Certains diront encore : “Mais je n’ai pas la science suffisante pour porter l’Evangile ! Je ne connais que mon catéchisme, et encore !”. Mais Dieu n’a pas lié sa parole à quelque parchemin universitaire. Son choix de l’humble petite fille de Nazareth, celui des douze pêcheurs de Galilée n’indiquent certainement pas qu’un haut standing intellectuel soit indispensable pour fonder le Royaume de Dieu. 
Il y a même, dans l’Evangile, ce cri de Jésus devant les petits et les humbles, parce que c’est à eux que sont réservés les secrets de Dieu.  Et l’histoire de l’Eglise nous montre que dès l’origine le plus grand nombre de conversions s’opère par des gens très simples.

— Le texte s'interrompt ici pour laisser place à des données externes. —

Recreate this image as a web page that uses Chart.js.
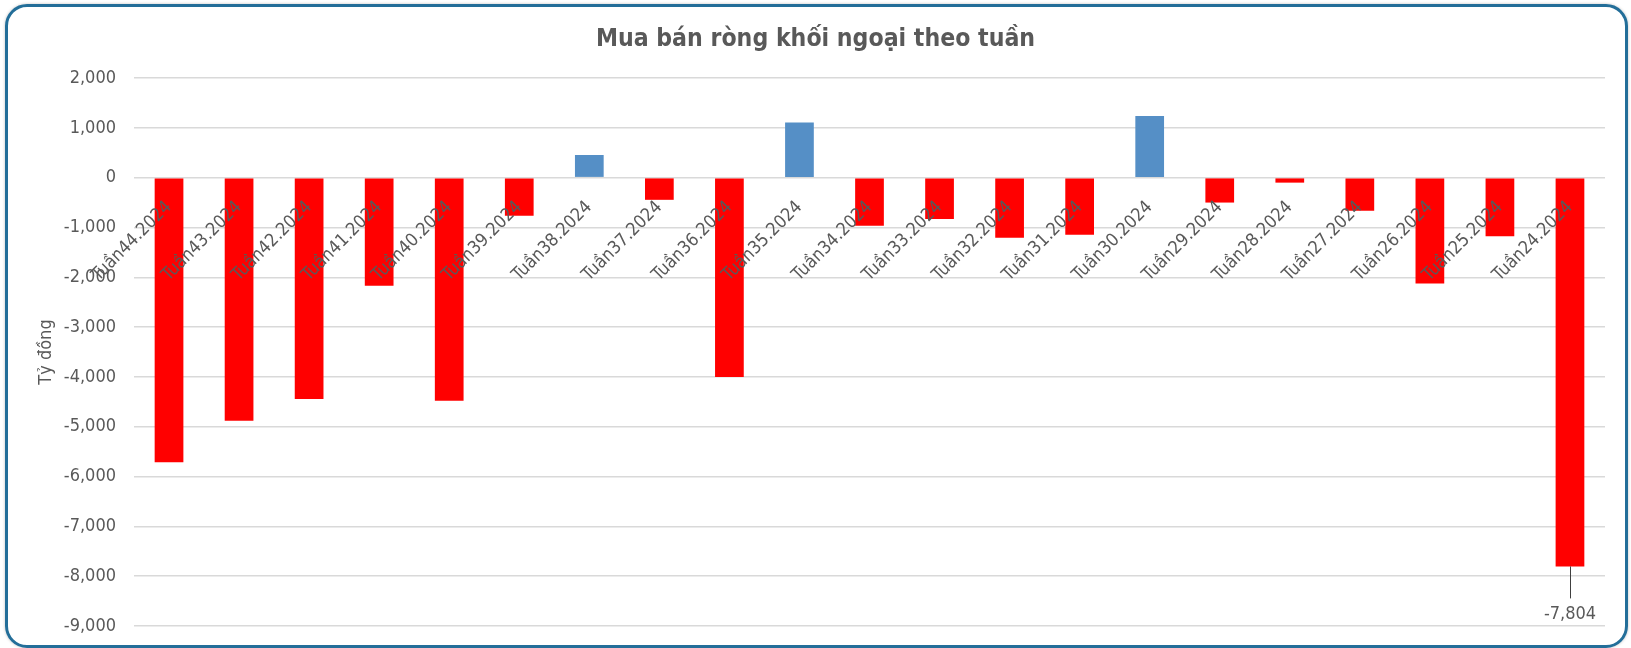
<!DOCTYPE html>
<html>
<head>
<meta charset="utf-8">
<script src="https://cdn.jsdelivr.net/npm/chart.js@4.4.1/dist/chart.umd.min.js"></script>
<style>
  html, body { margin: 0; background: #fff; overflow: hidden; }
  #wrap { position: relative; width: 1631px; height: 648px; }
  #chart { position: absolute; left: 0; top: 0; }
  #frame {
    position: absolute; left: 5px; top: 4px; width: 1623px; height: 644px;
    box-sizing: border-box; border: 3px solid #236e99; border-radius: 22px;
    box-shadow: 0 0 3px rgba(0,0,0,0.25); pointer-events: none;
  }
</style>
</head>
<body>
<div id="wrap">
  <canvas id="chart" width="1631" height="648"></canvas>
  <div id="frame"></div>
</div>
<script>
const weeks = [
  "Tuần44.2024", "Tuần43.2024", "Tuần42.2024", "Tuần41.2024", "Tuần40.2024",
  "Tuần39.2024", "Tuần38.2024", "Tuần37.2024", "Tuần36.2024", "Tuần35.2024",
  "Tuần34.2024", "Tuần33.2024", "Tuần32.2024", "Tuần31.2024", "Tuần30.2024",
  "Tuần29.2024", "Tuần28.2024", "Tuần27.2024", "Tuần26.2024", "Tuần25.2024",
  "Tuần24.2024"
]
const netValues = [
  -5715, -4880, -4445, -2170, -4480,
  -765, 455, -445, -4000, 1105,
  -965, -830, -1205, -1145, 1240,
  -500, -100, -665, -2125, -1175,
  -7804
]
const yTicks = [2000, 1000, 0, -1000, -2000, -3000, -4000, -5000, -6000, -7000, -8000, -9000]

const FONT = "'DejaVu Sans Condensed', 'DejaVu Sans', sans-serif"
const GREY = '#595959'

const barColors = netValues.map(v => v >= 0 ? '#558fc6' : '#ff0000')

// label under the biggest net sell bar, with a short leader line
const minLabel = {
  id: 'minLabel',
  afterDatasetsDraw(chart) {
    const idx = netValues.indexOf(Math.min(...netValues))
    const bar = chart.getDatasetMeta(0).data[idx]
    const ctx = chart.ctx
    ctx.save()
    ctx.strokeStyle = '#404040'
    ctx.lineWidth = 1
    ctx.beginPath()
    ctx.moveTo(Math.round(bar.x) + 0.5, bar.y)
    ctx.lineTo(Math.round(bar.x) + 0.5, bar.y + 32)
    ctx.stroke()
    ctx.fillStyle = GREY
    ctx.font = '18px ' + FONT
    ctx.textAlign = 'center'
    ctx.textBaseline = 'middle'
    ctx.fillText(netValues[idx].toLocaleString('en-US'), bar.x, bar.y + 48)
    ctx.restore()
  }
}

new Chart(document.getElementById('chart'), {
  type: 'bar',
  data: {
    labels: weeks,
    datasets: [{
      data: netValues,
      backgroundColor: barColors,
      borderWidth: 0,
      categoryPercentage: 1,
      barPercentage: 0.41
    }]
  },
  plugins: [minLabel],
  options: {
    responsive: false,
    animation: false,
    layout: { padding: { left: 26, right: 26, top: 0, bottom: 22 } },
    plugins: {
      legend: { display: false },
      tooltip: { enabled: false },
      title: {
        display: true,
        text: 'Mua bán ròng khối ngoại theo tuần',
        color: GREY,
        font: { family: FONT, size: 24.6, weight: 'bold' },
        padding: { top: 25, bottom: 23.5 }
      }
    },
    scales: {
      x: {
        position: { y: 0 },
        grid: { display: false, drawTicks: false },
        border: { display: false },
        ticks: {
          z: 1,
          color: GREY,
          font: { family: FONT, size: 18 },
          minRotation: 45,
          maxRotation: 45,
          autoSkip: false,
          padding: 19
        }
      },
      y: {
        min: -9000,
        max: 2000,
        afterBuildTicks: s => { s.ticks = yTicks.map(v => ({ value: v })) },
        afterFit: s => {
          s.width = 108
          s.paddingTop = 12
          s.paddingBottom = 12
        },
        grid: { color: '#d9d9d9', lineWidth: 1.5, drawTicks: false },
        border: { display: false },
        ticks: {
          color: GREY,
          font: { family: FONT, size: 18 },
          padding: 18,
          callback: v => v.toLocaleString('en-US')
        },
        title: {
          display: true,
          text: 'Tỷ đồng',
          color: GREY,
          font: { family: FONT, size: 18 },
          padding: { top: 10 }
        }
      }
    }
  }
})
</script>
</body>
</html>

Les savants, ensuite, sont venus, mais ils n’étaient pas les premiers, pas plus que les mages à la crèche. Certes, à un stade ultérieur, le recours à la science est fort utile. Mais ce n’est certainement pas la première démarche qui risque toujours de nous enfermer dans une certaine suffisance, le poison de tout apostolat. On ne découvre pas la foi à coup de syllogismes. “Le temps de la réflexion et des projets est passé, c’est heure de l’action”, disait le pape Pie XII lui-même (1947). Marie qui savait méditer en son cœur, n’hésitait pas à dire, en toute simplicité, à ceux qui l’entouraient, en désignant son Fils : “Faites tout ce qu’il vous dira !”

Oui, que toute notre vie soit comme un cri, une annonce de Celui qui vient, à l’exemple de Jean-Baptiste que Notre Dame avait visité en lui révélant la présence de Dieu qui se faisait "Emmanuel" - "Dieu avec nous" ! Accueillons, nous aussi, Marie, unissons-nous à elle, surtout en ce temps de l'Avent ; et nous deviendrons de nouveaux précurseurs, nouveaux apôtres dont Dieu a besoin. Malgré nos défaillances et nos fautes, malgré l’insuffisance de nos connaissances, nous saurons, unis à Notre Dame, parfaitement transmettre Dieu fait homme ...par Marie.